Encryption and Hashing

JOURNAL #SIX [SEC602]

Encryption and Hashing

In the first class session this week we performed a really useful practical enactment of how key exchanges work. I personally find these visual displays really useful when clarifying my understanding of a subject matter.

Discussion then focussed on public key infrastructure and how this is trusted, I wasn’t fully aware of how this worked in practice before the class and it has cleared up a lot of gaps in my knowledge.

So, moving on to Lab 6 and looking at to how we can check MD5 and SHA1 hashes, and where they can be used:

Q1 - Discuss the use of MD5 hashes.

MD5 (message-digest algorithm 5) was created as a cryptographic hash function. For context, MD5 has a hash value of 128-bit and has been a commonly used hash function since it was invented in 1991 by Ronald Rivest.

The purpose of the algorithm is to take random text or binary data, which can be any length, and use it to generate a hash value with a fixed 32 digit hex length.

The following is an example of how an MD5 hash function would convert the string input into a fixed length hash:

Each time an MD5 hash is used it is unique, this is the case for every file. The result is that the MD5 hash can uniquely identify one specific file from another, even if they are the same file type and size.
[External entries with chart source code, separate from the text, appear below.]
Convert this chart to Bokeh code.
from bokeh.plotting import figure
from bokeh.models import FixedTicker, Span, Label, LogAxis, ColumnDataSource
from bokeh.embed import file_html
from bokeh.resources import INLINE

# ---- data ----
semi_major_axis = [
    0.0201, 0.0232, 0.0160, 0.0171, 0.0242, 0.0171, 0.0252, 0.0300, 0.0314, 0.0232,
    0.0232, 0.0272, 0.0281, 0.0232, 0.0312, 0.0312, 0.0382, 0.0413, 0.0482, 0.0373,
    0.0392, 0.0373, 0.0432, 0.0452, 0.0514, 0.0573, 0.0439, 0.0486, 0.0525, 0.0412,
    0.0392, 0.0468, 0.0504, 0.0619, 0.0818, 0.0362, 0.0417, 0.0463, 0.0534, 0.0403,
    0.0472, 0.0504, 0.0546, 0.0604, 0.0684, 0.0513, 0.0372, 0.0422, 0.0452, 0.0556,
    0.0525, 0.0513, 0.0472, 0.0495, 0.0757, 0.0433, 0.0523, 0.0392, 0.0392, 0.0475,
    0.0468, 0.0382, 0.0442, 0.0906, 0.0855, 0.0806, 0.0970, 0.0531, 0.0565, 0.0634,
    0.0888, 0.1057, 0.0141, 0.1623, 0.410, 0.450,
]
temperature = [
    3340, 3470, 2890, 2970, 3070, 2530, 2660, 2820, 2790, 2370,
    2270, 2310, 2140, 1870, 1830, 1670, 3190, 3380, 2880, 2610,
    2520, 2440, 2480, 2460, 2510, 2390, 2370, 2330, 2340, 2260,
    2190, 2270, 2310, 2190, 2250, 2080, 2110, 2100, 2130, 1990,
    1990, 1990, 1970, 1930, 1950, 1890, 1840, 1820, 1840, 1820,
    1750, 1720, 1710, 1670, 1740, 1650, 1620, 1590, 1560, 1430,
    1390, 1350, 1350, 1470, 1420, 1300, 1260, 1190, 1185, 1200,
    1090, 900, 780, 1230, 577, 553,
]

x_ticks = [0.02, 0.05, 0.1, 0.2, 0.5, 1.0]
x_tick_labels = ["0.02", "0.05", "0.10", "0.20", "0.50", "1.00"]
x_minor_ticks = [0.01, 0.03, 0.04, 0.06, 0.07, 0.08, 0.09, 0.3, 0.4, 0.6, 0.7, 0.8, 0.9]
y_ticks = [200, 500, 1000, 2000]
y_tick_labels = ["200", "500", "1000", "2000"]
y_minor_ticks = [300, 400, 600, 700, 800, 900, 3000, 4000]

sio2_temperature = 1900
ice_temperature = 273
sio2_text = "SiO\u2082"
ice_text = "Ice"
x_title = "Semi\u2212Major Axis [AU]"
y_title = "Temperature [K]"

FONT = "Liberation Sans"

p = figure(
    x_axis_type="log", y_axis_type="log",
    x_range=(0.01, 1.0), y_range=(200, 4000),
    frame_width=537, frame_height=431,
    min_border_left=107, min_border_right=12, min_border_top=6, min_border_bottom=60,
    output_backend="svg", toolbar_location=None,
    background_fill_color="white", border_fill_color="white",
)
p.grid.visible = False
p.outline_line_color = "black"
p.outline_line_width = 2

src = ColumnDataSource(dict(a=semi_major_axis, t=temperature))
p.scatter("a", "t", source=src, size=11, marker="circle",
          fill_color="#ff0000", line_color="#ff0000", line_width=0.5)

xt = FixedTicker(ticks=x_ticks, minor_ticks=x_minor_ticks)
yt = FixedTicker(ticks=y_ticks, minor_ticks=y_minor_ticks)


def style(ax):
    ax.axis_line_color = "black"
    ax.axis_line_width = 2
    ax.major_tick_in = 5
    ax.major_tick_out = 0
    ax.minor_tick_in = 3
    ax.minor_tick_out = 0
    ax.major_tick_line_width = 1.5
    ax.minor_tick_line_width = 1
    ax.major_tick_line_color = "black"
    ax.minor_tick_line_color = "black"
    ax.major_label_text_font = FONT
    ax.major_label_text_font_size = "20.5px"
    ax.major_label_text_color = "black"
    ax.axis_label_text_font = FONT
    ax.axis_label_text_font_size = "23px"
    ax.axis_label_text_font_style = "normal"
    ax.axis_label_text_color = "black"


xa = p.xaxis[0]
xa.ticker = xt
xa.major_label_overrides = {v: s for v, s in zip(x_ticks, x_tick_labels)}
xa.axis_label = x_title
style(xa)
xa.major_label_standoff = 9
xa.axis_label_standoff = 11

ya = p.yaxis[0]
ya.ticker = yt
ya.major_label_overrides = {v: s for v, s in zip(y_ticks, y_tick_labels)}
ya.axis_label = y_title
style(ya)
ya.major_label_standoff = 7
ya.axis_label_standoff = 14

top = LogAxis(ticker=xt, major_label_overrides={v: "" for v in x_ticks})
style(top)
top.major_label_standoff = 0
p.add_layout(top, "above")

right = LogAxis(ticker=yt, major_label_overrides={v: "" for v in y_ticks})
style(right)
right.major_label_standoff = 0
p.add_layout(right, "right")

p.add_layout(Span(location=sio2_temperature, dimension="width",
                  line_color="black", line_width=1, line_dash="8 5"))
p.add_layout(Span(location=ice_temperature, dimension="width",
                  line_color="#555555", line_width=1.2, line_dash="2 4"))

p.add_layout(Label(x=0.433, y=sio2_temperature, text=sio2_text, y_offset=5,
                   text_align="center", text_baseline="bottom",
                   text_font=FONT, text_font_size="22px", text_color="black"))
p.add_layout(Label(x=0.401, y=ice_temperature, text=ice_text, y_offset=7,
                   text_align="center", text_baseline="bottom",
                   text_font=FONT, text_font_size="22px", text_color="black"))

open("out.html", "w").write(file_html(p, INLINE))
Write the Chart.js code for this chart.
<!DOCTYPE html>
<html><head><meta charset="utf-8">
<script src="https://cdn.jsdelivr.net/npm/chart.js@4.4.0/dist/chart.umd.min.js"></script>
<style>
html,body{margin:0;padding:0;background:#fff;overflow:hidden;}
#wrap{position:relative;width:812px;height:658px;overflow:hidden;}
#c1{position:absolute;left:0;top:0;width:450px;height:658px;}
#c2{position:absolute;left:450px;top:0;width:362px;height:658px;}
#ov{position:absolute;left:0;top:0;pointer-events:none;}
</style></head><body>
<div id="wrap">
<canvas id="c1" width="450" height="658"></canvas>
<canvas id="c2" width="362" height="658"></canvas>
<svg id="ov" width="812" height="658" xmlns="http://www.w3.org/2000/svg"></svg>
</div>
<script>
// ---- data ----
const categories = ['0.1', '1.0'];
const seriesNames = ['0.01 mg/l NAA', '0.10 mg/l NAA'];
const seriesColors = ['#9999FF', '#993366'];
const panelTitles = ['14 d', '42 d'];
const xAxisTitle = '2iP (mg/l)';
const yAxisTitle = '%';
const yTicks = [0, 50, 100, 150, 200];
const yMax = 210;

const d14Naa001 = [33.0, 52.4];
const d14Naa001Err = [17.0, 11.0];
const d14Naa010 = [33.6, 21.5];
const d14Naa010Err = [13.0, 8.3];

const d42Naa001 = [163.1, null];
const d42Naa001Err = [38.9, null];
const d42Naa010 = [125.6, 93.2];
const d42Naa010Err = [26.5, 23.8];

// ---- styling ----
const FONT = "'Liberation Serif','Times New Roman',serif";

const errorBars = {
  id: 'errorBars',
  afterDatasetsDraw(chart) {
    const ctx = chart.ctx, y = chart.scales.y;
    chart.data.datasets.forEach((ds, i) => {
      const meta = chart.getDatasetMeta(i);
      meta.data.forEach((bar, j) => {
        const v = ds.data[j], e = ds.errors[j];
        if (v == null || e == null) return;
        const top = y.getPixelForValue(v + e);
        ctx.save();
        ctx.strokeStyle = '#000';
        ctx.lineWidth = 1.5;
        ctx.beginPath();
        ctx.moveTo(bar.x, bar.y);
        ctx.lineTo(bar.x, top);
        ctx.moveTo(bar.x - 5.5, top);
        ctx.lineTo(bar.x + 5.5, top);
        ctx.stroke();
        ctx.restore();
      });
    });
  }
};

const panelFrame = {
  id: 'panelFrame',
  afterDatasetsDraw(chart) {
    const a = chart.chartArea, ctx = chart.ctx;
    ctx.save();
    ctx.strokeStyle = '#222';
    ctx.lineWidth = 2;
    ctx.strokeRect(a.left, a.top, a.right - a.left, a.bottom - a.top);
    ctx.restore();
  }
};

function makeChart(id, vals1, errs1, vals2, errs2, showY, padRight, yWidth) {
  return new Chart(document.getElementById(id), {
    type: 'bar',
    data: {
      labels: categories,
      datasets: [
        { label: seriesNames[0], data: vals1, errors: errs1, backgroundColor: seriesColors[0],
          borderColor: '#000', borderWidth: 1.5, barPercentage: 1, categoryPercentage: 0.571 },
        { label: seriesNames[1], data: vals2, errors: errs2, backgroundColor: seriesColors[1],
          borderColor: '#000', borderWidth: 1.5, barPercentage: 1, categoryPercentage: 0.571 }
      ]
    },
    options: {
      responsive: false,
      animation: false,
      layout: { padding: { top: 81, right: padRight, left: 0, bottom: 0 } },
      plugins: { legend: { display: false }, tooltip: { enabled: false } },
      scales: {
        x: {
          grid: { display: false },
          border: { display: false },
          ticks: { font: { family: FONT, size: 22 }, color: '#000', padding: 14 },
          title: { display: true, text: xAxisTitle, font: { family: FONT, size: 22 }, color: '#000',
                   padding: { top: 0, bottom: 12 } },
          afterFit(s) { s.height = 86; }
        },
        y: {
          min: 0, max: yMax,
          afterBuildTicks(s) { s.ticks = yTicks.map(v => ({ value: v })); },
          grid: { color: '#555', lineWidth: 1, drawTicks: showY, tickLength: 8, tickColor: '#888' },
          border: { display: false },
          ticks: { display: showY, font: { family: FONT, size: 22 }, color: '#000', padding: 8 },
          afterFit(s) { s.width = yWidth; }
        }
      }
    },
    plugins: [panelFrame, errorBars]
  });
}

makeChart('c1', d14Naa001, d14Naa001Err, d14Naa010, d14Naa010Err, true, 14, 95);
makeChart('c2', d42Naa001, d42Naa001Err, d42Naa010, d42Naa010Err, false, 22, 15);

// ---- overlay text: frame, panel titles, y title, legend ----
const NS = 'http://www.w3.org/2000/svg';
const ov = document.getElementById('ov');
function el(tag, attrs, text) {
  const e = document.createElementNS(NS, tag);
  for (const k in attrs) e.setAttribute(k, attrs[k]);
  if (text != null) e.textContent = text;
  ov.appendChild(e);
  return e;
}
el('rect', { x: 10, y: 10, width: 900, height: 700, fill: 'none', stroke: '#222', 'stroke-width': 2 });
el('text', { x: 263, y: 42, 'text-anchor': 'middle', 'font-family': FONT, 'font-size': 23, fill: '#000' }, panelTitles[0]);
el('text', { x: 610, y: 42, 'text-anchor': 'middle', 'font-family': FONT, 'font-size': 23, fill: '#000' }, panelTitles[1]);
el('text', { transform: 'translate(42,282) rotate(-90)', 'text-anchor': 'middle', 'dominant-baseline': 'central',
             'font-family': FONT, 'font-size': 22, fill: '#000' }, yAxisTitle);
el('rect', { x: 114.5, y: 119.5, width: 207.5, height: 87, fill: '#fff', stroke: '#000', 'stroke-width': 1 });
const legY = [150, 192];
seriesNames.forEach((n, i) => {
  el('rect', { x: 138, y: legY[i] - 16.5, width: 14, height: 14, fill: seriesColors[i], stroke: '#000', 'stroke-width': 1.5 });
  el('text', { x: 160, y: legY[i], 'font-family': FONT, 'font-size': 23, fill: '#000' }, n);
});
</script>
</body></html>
Reference: What is MD5 Hash and How to Use it, https://www.gohacking.com/what-is-md5-hash/

MD5 is a widely used algorithm but not in the way it was originally intended. It was discovered that the algorithm suffered from extensive vulnerabilities. The inherent vulnerabilities were famously exploited in 2012 by the Flame malware attack, where it was used in collision attacks where it generated identical hashes. This was the first such instance of an MD5 attack being used maliciously in a real-world scenario.
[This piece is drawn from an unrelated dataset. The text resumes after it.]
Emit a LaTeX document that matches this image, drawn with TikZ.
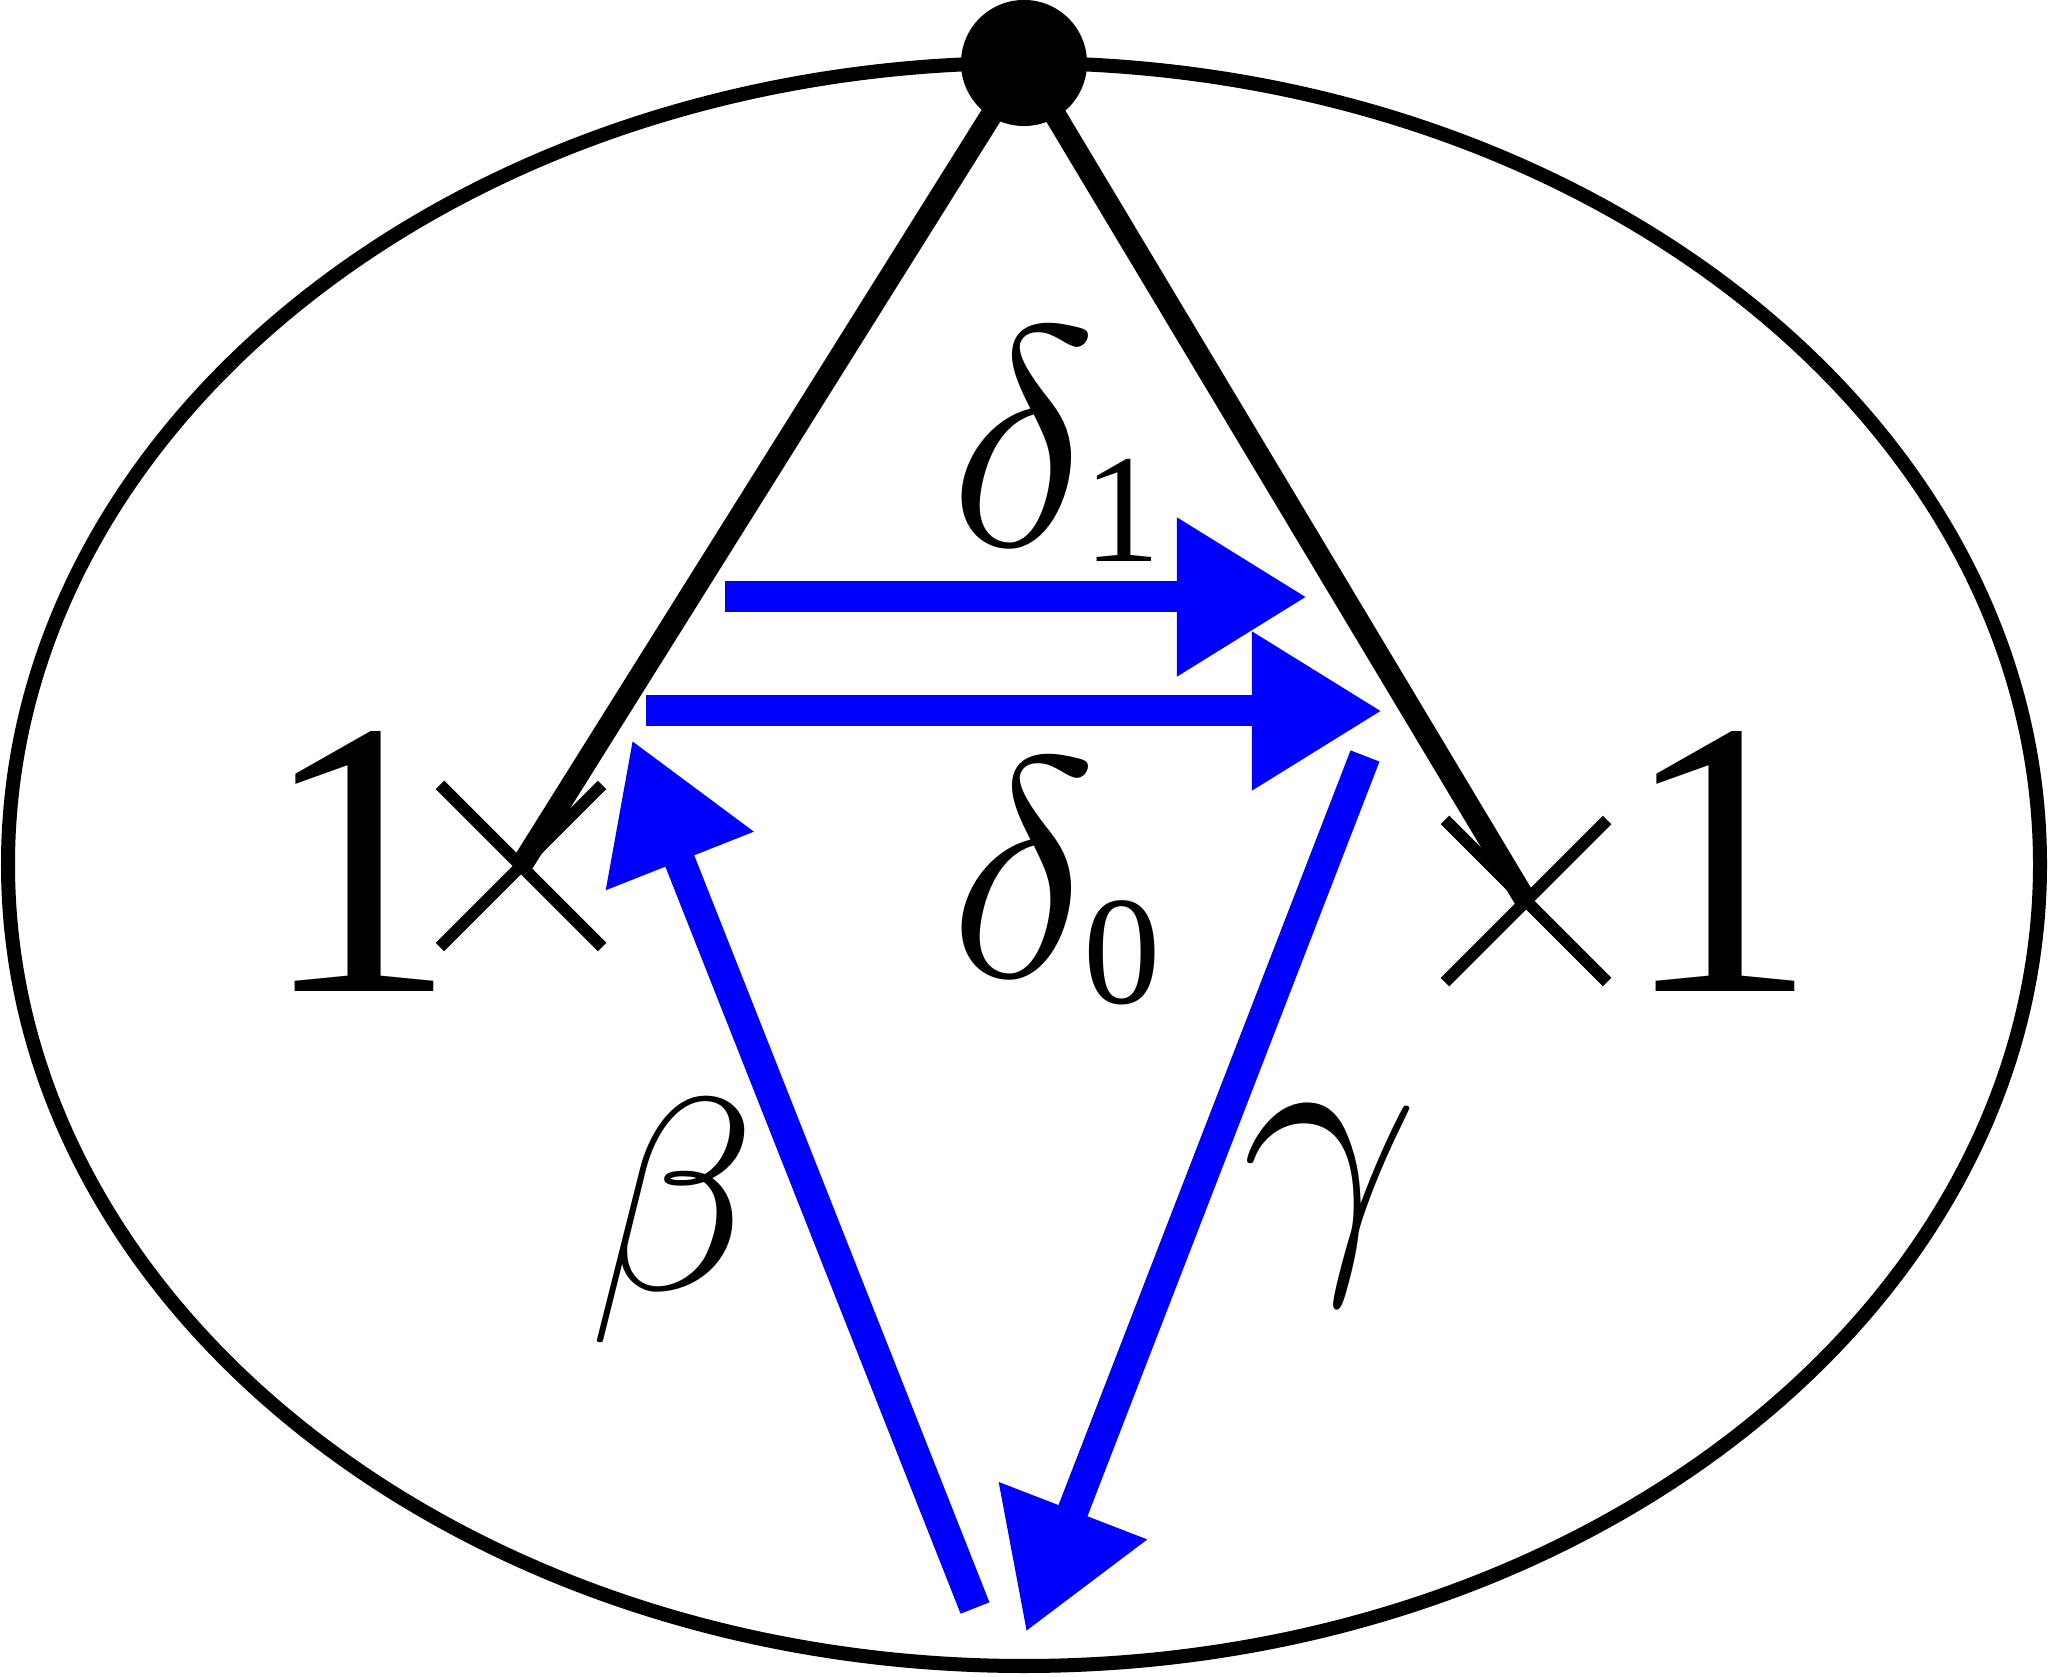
\documentclass[tikz,border=0pt]{standalone}
\usepackage{fix-cm}
\usepackage{fontspec}
\setmainfont{Liberation Serif}
\usetikzlibrary{arrows.meta,shapes.misc}

\begin{document}
\begin{tikzpicture}[x=0.01cm,y=-0.01cm,
    xmark/.style = {cross out,draw=black,line width=1.2mm,inner sep=0pt,minimum size=15mm},
    spoke/.style = {line width=2.2mm},
    flow/.style = {draw=blue,line width=3.1mm,-{Triangle[length=13mm,width=15mm]}},
    one/.style = {inner sep=0pt,font=\fontsize{112}{112}\selectfont},
    sym/.style = {inner sep=0pt,anchor=base west,font=\fontsize{89}{89}\selectfont},
    greek/.style = {inner sep=0pt}]
  \newcommand{\idx}[2]{\kern-1.4mm\raisebox{-#1}{\fontsize{44}{44}\selectfont #2}}
  \useasboundingbox (0,0) rectangle (2048,1677);
  \draw[line width=1.4mm] (1024,864.5) ellipse [x radius=1016, y radius=801.5];
  \node[circle,fill=black,inner sep=0pt,minimum size=12.6mm] (dot) at (1024,63) {};
  \node[xmark] (xl) at (521,866) {}; \node[xmark] (xr) at (1526,901) {};
  \draw[spoke] (dot.center) -- (xl.center); \draw[spoke] (dot.center) -- (xr.center);
  \node[one] (ol) at (359,862) {1}; \node[one] (or) at (1720,862) {1};
  % the four moves
  \coordinate (a1) at (725,597); \coordinate (b1) at (1307,597);
  \coordinate (a0) at (646,711); \coordinate (b0) at (1382,711);
  \coordinate (bt) at (975,1608); \coordinate (bh) at (632,740);
  \coordinate (gt) at (1365,756); \coordinate (gh) at (1026,1632);
  \draw[flow] (a1) -- (b1); \draw[flow] (a0) -- (b0);
  \draw[flow] (bt) -- (bh); \draw[flow] (gt) -- (gh);
  \node[sym] (d1) at (949,546) {$\delta$\idx{1.6mm}{1}};
  \node[sym] (d0) at (949,977) {$\delta$\idx{2.6mm}{0}};
  \node[greek,font=\fontsize{78}{78}\selectfont] (be) at (673,1221) {$\beta$};
  \node[greek,font=\fontsize{90}{90}\selectfont] (ga) at (1330,1205) {$\gamma$};
\end{tikzpicture}
\end{document}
Reference: Crypto breakthrough shows Flame was designed by world-class scientists, https://arstechnica.com/information-technology/2012/06/flame-crypto-breakthrough/

Despite these problems it still has practical uses. The algorithm is used as a checksum in order to verify the integrity of data against unintentional corruption, or for other non-cryptographic purposes such as:

• check the integrity of data for problems resulting from packet loss leading to corruption, this can happen when files are downloaded from the internet
• check on files that may have been corrupted as a result of other non-malicious actions to the files prior to any attempted download
• check on files to determine if they have been maliciously tampered with in order to attack a system or network
• check to determine if files have be removed and replaced with new files which can also be used to attack the target system

These checks are useful because they provide assurances that files transferred are intact, this is done through the use of the checksum as a comparison tool. Both unix-based operating systems and Windows include sum utilities, for example in Windows these can be run through Powershell.

Earlier uses of MD5 included the storing of one-way hash passwords and unique document identification. However, as a result of the Flame attack these uses are no longer recommended. The best advice is to use more secure hash functions such as Secure Hash Algorithm (SHA1) which has a length of 160-bits.

Reference: MD5, https://en.wikipedia.org/wiki/MD5

Conclusion

MD5 is now considered a weak security algorithm and not best placed to be used for security purposes. Despite this other uses for the algorithm have been found that still makes it relevant, even if it is no longer serving its intended purpose.